This week three prominent polls of New Hampshire Democrats have been released, and each one had a different candidate leading the pack.
This weekend CBS News released a poll that put Sen. Warren out front—just barely—with 27 percent support.
On Tuesday, Emerson College released their New Hampshire poll with Warren at 21 percent and former Vice President Joe Biden in the lead with 24 percent.
The next day, a Boston Herald/Franklin Pierce College poll put Warren way down at just 17 percent and Sen. Bernie Sanders on top with 20 percent.
Three polls, three different frontrunners, all in the same week. And it’s not just the candidates rank that’s changing poll to poll. The differences in their levels of support are huge, too. Biden’s numbers in New Hampshire are relatively steady, between 21 and 26 percent.
Not so for Bernie Sanders. Factor in the polls’ margins of error, and Sanders’ support among Granite State Democrats could be as high as 30 percent or as low as 13 percent.
And then there’s Warren, who is either at 12 percent (Boston Herald) or 32 percent (CBS), a 30-point swing.
What should New Hampshire voters—and Democrats in particular—do with these numbers?
Republican strategist Craig Stevens of Bedford, NH agrees: “The most critical role of a FITN [First In The Nation] voter is to cut out the noise and focus on the candidates and their policies. Granite State voters should focus on determining which candidate is the best skilled, prepared, and suited to be president. That independent perspective shouldn’t be unduly influenced by what people answering a phone call or an internet poll are saying,” says Stevens, a veteran of the Romney ’08 and GWBush 2000 campaigns.
This is generally the advice of political pros regarding all early polling — ask a Harris or Buttigieg staffer about polls and get ready for a 15-minute discourse on how Bill Clinton was in single-digits at this point in 1991. But that advice may be even more on point in New Hampshire.

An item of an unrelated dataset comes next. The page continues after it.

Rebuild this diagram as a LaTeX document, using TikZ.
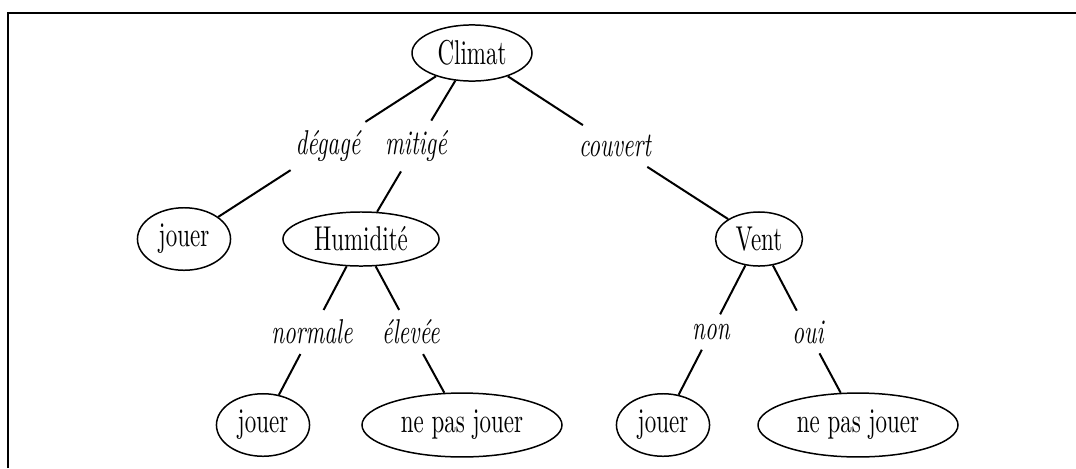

“Polling here is extremely difficult due to the state laws preventing automated calls to people on the do-not-call lists, which eliminates almost four out of five eligible phone numbers,” says Ross Berry, a Granite State campaign veteran and president of the political firm Vote Adjustments. “This dramatically increases the cost for more accurate polls as they must be initiated and conducted by a live agent.”
So, is polling fundamentally untrustworthy? Should polls be ignored entirely? That’s the argument often made by Trump supporters who insist the president has a path to victory in New Hampshire despite an approval rating that hovers around 40 percent. They point to the contradictory numbers from poll to poll as evidence the science itself simply isn’t reliable.
However, while polls in 2016 showed a Hillary Clinton victory was likely, surveys taken a week before the November election showed New Hampshire was in play for both candidates. Trump lost by less than 1 percent. The polls were right, if viewed as a snapshot of a moment in time, rather than a predictor of future events.
And there is some information in these polls Democrats might find useful, such as the fact that Warren consistently fares poorly against President Trump in head-to-head match-ups despite her popularity with the progressive base.
Meanwhile, pollster David Paleologos of the Suffolk University Political Research Center does see a trend across all of these seemingly-contradictory polls: “The political cement is hardening around the top three candidates,” he told NHJournal.
“Democratic choices are beginning to harden,” Paleologos recently wrote for USA Today. “Though national polls may disagree over the front-runners’ exact order or percentages, they do show how the Democratic form is solidifying.”